In food safety, continuous improvement is a critical element. It is explicitly called out in regulations and food safety schemes. It is at least as important as meeting baseline compliance requirements, and arguably more important.
Compliance requirements are the universal minimum, a starting point that is applicable to all organizations and businesses. Continuous improvement is the concerted effort that moves an organization up the risk management pyramid. As a result, compliance is the foundation or entry point on which we build customized and focused improvements towards risk-based management.
While continuous improvement is an easy concept to talk or write about, it is a much harder concept to quantify, measure and practice. In food safety, the inability to calculate impact or return on investment (ROI) is commonly stated as a significant barrier to adoption and investment in new programs, processes, and technologies. If value cannot be shown, it is often challenging to decide to invest.
Even worse, if systems are not designed to quantify the impact of the improvement from the new investment, it becomes unclear if the system in place is even functioning at all. Without defined metrics, the question becomes – Did the system fail? Or did we fail to measure it?
One advantage of my role is the opportunity to meet with people to see how they approach the “measurement” and “continuous improvement” concept. The most consistent advice I give food safety professionals is to start with intention. Design the process, project or investment so that adoption, impact and timing are documented from the outset. Too often, small incremental changes are made with no record that they even occurred.
As you consider ways to quantify or measure improvement, here are some examples to evaluate:
For environmental monitoring programs (EMP), treat seek and destroy as a measurable strategy.
- Document efforts to look for niches that your general EMP may not find. Conduct intensive swabathons on a schedule (quarterly, bi-annually, annually) and chart where observations are found.
- Consider looking for more than Listeria species or Salmonella. Indicator groups or index genes may give you more signal sooner on where difficult to clean areas are, and, with some side-by-side testing, you can insight between the pathogen/indicator relationships.
- Compare swabathon results over time and against routine EMP performance.
- Use normalized metrics such as percent positive by zone, site, or season, and connect EMP results to sanitation and operational data (e.g., results per pound produced, per amount of sanitizer used, or per crew size).
Equipment and infrastructure investments
- For new wash line investments, cooler, etc., define metrics before installation.

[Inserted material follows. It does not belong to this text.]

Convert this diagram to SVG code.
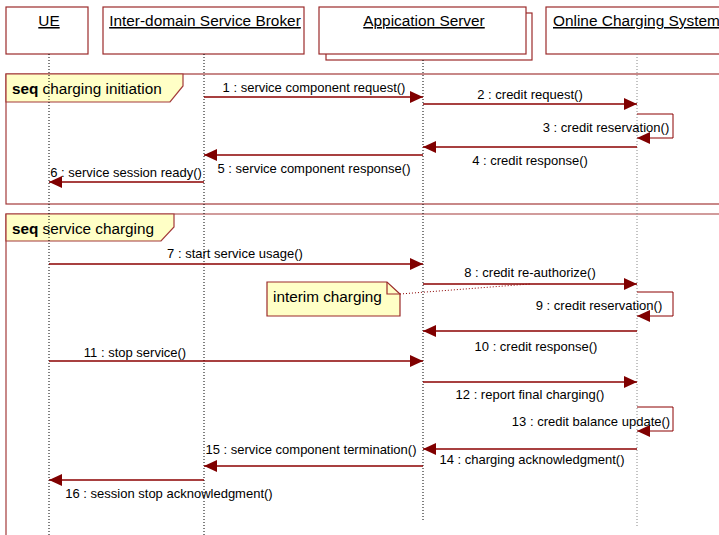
<svg xmlns="http://www.w3.org/2000/svg" width="719" height="535" viewBox="0 0 719 535">
<defs>
<marker id="ah" markerUnits="userSpaceOnUse" markerWidth="14" markerHeight="12" refX="13" refY="6" orient="auto">
<path d="M0,0 L13,6 L0,12 Z" fill="#800000"/>
</marker>
<style>
.hdr{fill:#fff;stroke:#9b2a2a;stroke-width:1.2}
.ht{font-family:"Liberation Sans",Arial,sans-serif;font-size:15.4px;fill:#000;text-anchor:middle;text-decoration:underline}
.life{stroke:#000;stroke-width:1;stroke-dasharray:1,2;fill:none}
.lifeg{stroke:#888;stroke-width:1;stroke-dasharray:1,2;fill:none}
.frame{fill:none;stroke:#a33a3a;stroke-width:1.2}
.tab{fill:#ffffc6;stroke:#a33a3a;stroke-width:1.2}
.ft{font-family:"Liberation Sans",Arial,sans-serif;font-size:15.3px;fill:#000}
.msg{stroke:#8b0000;stroke-width:1.4;fill:none;marker-end:url(#ah)}
.loop{stroke:#8b0000;stroke-width:1;fill:none;marker-end:url(#ah)}
.ml{font-family:"Liberation Sans",Arial,sans-serif;font-size:13px;fill:#000;text-anchor:middle}
.note{fill:#ffffc6;stroke:#9b2a2a;stroke-width:1.2}
</style>
</defs>

<g id="frame-charging-initiation">
<rect class="frame" x="6" y="74" width="720" height="130"/>
<path class="tab" d="M6,74 H183 V86 L170,102 H6 Z"/>
<text class="ft" x="12" y="94"><tspan font-weight="bold">seq</tspan> charging initiation</text>
</g>
<g id="frame-service-charging">
<path class="frame" d="M6,540 V214 H726"/>
<path class="tab" d="M6,214 H174 V227 L161,241 H6 Z"/>
<text class="ft" x="12" y="234"><tspan font-weight="bold">seq</tspan> service charging</text>
</g>

<g id="UE">
<rect class="hdr" x="6" y="7" width="82" height="47"/>
<text class="ht" x="49" y="26">UE</text>
<line class="life" x1="49" y1="54" x2="49" y2="535"/>
</g>
<g id="ISB">
<rect class="hdr" x="103" y="7" width="201" height="47"/>
<text class="ht" x="205" y="26">Inter-domain Service Broker</text>
<line class="life" x1="204" y1="54" x2="204" y2="535"/>
</g>
<g id="AS">
<rect class="hdr" x="326" y="13" width="206" height="47"/>
<rect class="hdr" x="319" y="7" width="207" height="47"/>
<text class="ht" x="424" y="26">Appication Server</text>
<line class="life" x1="423" y1="60" x2="423" y2="522"/>
</g>
<g id="OCS">
<rect class="hdr" x="546" y="7" width="190" height="47"/>
<text class="ht" x="553" y="26" style="text-anchor:start">Online Charging System</text>
<line class="lifeg" x1="637" y1="54" x2="637" y2="527"/>
</g>

<g id="note-interim-charging">
<path class="note" d="M267,282 H387 L400,294 V316 H267 Z"/>
<path d="M387,282 V294 H400" fill="none" stroke="#9b2a2a" stroke-width="1.2"/>
<text class="ft" x="273" y="302">interim charging</text>
</g>

<g id="connectors">
<line x1="400" y1="294" x2="530" y2="284" stroke="#8b0000" stroke-width="1" stroke-dasharray="1,2"/>
<line class="msg" x1="204" y1="97" x2="423" y2="97"/>
<line class="msg" x1="423" y1="104" x2="637" y2="104"/>
<path class="loop" d="M637,114 H673 V138 H637"/>
<line class="msg" x1="637" y1="147" x2="423" y2="147"/>
<line class="msg" x1="423" y1="155" x2="204" y2="155"/>
<line class="msg" x1="204" y1="182" x2="49" y2="182"/>
<line class="msg" x1="49" y1="264" x2="423" y2="264"/>
<line class="msg" x1="423" y1="284" x2="637" y2="284"/>
<path class="loop" d="M637,292 H673 V316 H637"/>
<line class="msg" x1="637" y1="331" x2="423" y2="331"/>
<line class="msg" x1="49" y1="361" x2="423" y2="361"/>
<line class="msg" x1="423" y1="382" x2="637" y2="382"/>
<path class="loop" d="M637,407 H673 V431 H637"/>
<line class="msg" x1="637" y1="449" x2="423" y2="449"/>
<line class="msg" x1="423" y1="466" x2="204" y2="466"/>
<line class="msg" x1="204" y1="480" x2="49" y2="480"/>

<text class="ml" x="314" y="92">1 : service component request()</text>
<text class="ml" x="530" y="99">2 : credit request()</text>
<text class="ml" x="606" y="132">3 : credit reservation()</text>
<text class="ml" x="530" y="165">4 : credit response()</text>
<text class="ml" x="314" y="173">5 : service component response()</text>
<text class="ml" x="126" y="177">6 : service session ready()</text>
<text class="ml" x="235" y="258">7 : start service usage()</text>
<text class="ml" x="530" y="277">8 : credit re-authorize()</text>
<text class="ml" x="599" y="310">9 : credit reservation()</text>
<text class="ml" x="536" y="351">10 : credit response()</text>
<text class="ml" x="135" y="357">11 : stop service()</text>
<text class="ml" x="530" y="399">12 : report final charging()</text>
<text class="ml" x="591" y="426">13 : credit balance update()</text>
<text class="ml" x="532" y="464">14 : charging acknowledgment()</text>
<text class="ml" x="311" y="454">15 : service component termination()</text>
<text class="ml" x="169" y="498">16 : session stop acknowledgment()</text>
</g>
</svg>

- Examples can include: reduction metrics on consumer complaints, decreased shrink at retailers/customers, 1-2 day shelf life improvements.
People and Culture.
Food safety culture requires intentional cultivation. Otherwise, you get a culture, but it might be far from the one you want.

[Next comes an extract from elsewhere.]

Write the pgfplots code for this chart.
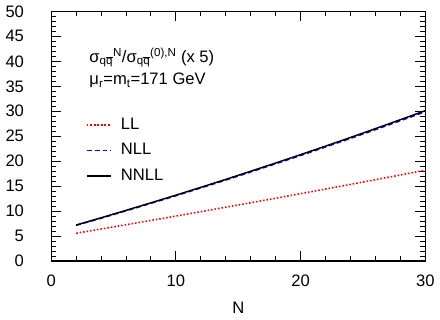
\documentclass[border=0pt]{standalone}
\usepackage{fontspec}
\setmainfont{Liberation Sans}
\usepackage{pgfplots}
\pgfplotsset{compat=1.18}
\begin{document}
\fontsize{17}{20}\selectfont
\begin{tikzpicture}
\begin{axis}[
  scale only axis,
  width=382bp, height=255bp,
  xmin=0, xmax=30, ymin=0, ymax=50,
  xtick={0,10,20,30},
  minor x tick num=4,
  ytick={0,5,...,50},
  minor y tick num=4,
  tick align=inside,
  major tick length=10bp,
  minor tick length=5bp,
  axis line style={line width=1.4pt},
  every tick/.style={line width=1pt, black},
  xlabel={N},
  xlabel style={yshift=-5bp},
  tick label style={font=\fontsize{17}{20}\selectfont},
  yticklabel style={xshift=-22bp},
  xticklabel style={yshift=-8bp},
  label style={font=\fontsize{17}{20}\selectfont},
  /pgf/number format/assume math mode=true,
  legend style={at={(rel axis cs:0.085,0.59)}, anchor=north west, draw=none, fill=none,
    font=\fontsize{17}{20}\selectfont, row sep=8bp},
  legend cell align=left,
  legend image code/.code={\draw[#1] (0bp,0bp) -- (25bp,0bp); \path (0bp,0bp) (32bp,0bp);},
]
\addplot[red, line width=1.6pt, dash pattern=on 1.6pt off 2pt] coordinates {
(2,5.58) (4,6.42) (6,7.28) (8,8.14) (10,9.01) (12,9.89) (14,10.78) (16,11.68)
(18,12.58) (20,13.50) (22,14.42) (24,15.35) (26,16.29) (28,17.24) (30,18.20)};
\addlegendentry{LL}
\addplot[blue, line width=1.5pt, dash pattern=on 5pt off 3pt] coordinates {
(2,7.15) (4,8.58) (6,10.06) (8,11.56) (10,13.08) (12,14.64) (14,16.22) (16,17.84)
(18,19.48) (20,21.14) (22,22.84) (24,24.56) (26,26.32) (28,28.10) (30,29.90)};
\addlegendentry{NLL}
\addplot[black, line width=1.5pt] coordinates {
(2,7.22) (4,8.67) (6,10.16) (8,11.67) (10,13.20) (12,14.77) (14,16.36) (16,17.99)
(18,19.64) (20,21.31) (22,23.02) (24,24.75) (26,26.52) (28,28.31) (30,30.12)};
\addlegendentry{NNLL}
\node[anchor=base west, inner sep=0pt] at (axis cs:3.05,39.8)
  {σ\textsubscript{q$\overline{\mbox{q}}$}\textsuperscript{N}/σ\textsubscript{q$\overline{\mbox{q}}$}\textsuperscript{(0),N} (x 5)};
\node[anchor=base west, inner sep=0pt] at (axis cs:3.05,35.3)
  {μ\textsubscript{r}=m\textsubscript{t}=171 GeV};
\end{axis}
\end{tikzpicture}
\end{document}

- Incentivize the behaviors you want. Reward employees for finding positives in EMPs, for reporting deviations, for being proactive about finding opportunities for improvement.
- Capturing how many training or tailgate meetings you do is not a meaningful metric. Those are activities, but not truly outcomes. It is important to connect them with demonstrable value if you want to claim they are powerful.
- Avoid relying on “it’s the right thing to do” expectations. If you want to intentionally drive behavior and culture, demonstrate to employees how much it matters to you with actions.
- Reward employees for their efforts – gift cards, close parking spots, gifts, company swag. A little appreciation goes an enormous way.
- Don’t fixate on rewarding groups/practices that seem “perfect”. Instead, embrace those who identify issues and fix them. Normalize wanting to find “failures” routinely…this will lead to a seek and destroy culture as opposed to making it look like we are flawless (we never are).
Continuous improvements are critically important. We must be diligent about finding ways to measure what matters to show value, return on investment, and to cultivate the cultures we need.
These efforts should not be viewed as food-safety-only initiatives. Improvements in food safety almost always improve quality, consumer trust, employee engagement, and organizational mindset. When designed intentionally, continuous improvement becomes a catalyst for broader operational excellence.